WATSONVILLE—A Santa Cruz County Superior Court Judge on Wednesday ruled that Watsonville Municipal Airport officials were in the wrong when they placed barriers at a business nearly three years ago that blocked access to the runways.
The Statement of Decision by Judge Timothy Volkmann means that the airport must remove several barriers at United Flight Services (UFS).
But it is not clear whether Airport Manager Rayvon Williams will immediately do so, or whether they will remain in place while the airport and the city of Watsonville bring the case to the Sixth District Court of Appeal in San Jose, said attorney Glynn Falconer, who represented UFS.
“It means they were right,” Falconer said of the decision. “It’s been a long, hard battle and it made no sense why they put up those barriers.”
Watsonville City Manager Matt Huffaker did not respond to requests for comment for this story.
Williams said he is disappointed with the ruling.
“(But) we appreciate the judge’s recognition that we acted in good faith and that our prime concern is safety,” he stated in a text message. “It’s unfortunate airport management was not able to convince the judge otherwise. We expect there will be additional discussions on how and when to move forward toward a mutually beneficial solution with United Flight Services.”
The Watsonville City Council is set to discuss the lawsuit during the closed session of its upcoming July 6 meeting.
Huffaker has told this newspaper that the closure stems from 2019, when airport staff saw UFS customers and employees driving through the ramp instead of using Aviation Way, which he says created a safety issue.
Huffaker says the city has offered to pay for alternative access points, which UFS has rejected.
UFS, which has provided flight lessons and airplane repair and inspection services since 1966, could also file a complaint with the Federal Aviation Administration, which requires that airports treat all tenants with the same rules.
The company sued the city in 2019 after Williams placed the barriers, which blocked their access to one of the ramps that leads to the runway from the business. Owner Terry McKenna says that Williams gave no warning before moving them into place.
McKenna says the barricades have left the business with just one access point to the runway, which affects customer access, employee parking and maintenance services and deliveries. McKenna reckons that the barriers have cost him around $150,000 per week. He says he has spent more than $100,000 in attorney fees.
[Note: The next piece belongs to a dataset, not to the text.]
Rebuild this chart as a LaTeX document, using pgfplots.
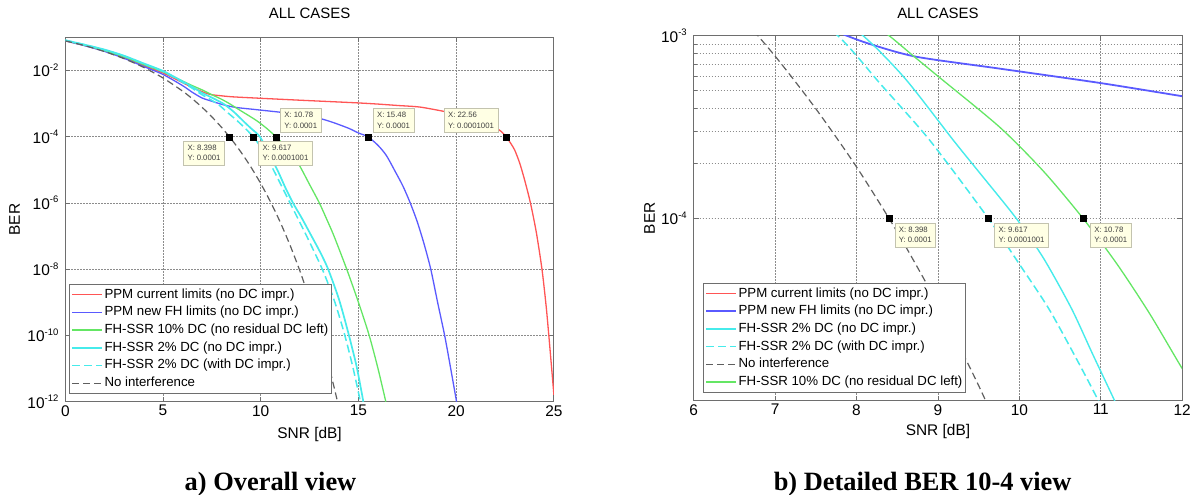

UFS in 2019 opened its newly rebuilt facility, which cost around $900,000. The company also recently approved a 20-year lease agreement, which did not mention any issues with access to the ramp. If it had, McKenna says he would not have signed the lease.
McKenna says that he wants to stay in Watsonville, but adds that, if the barriers remain, he would consider relocating to Monterey Airport.
Falconer says the company is considering seeking financial damages from the city.
A Santa Cruz County Superior Court Judge in February denied a motion by the city to dismiss the case, allowing it to move forward.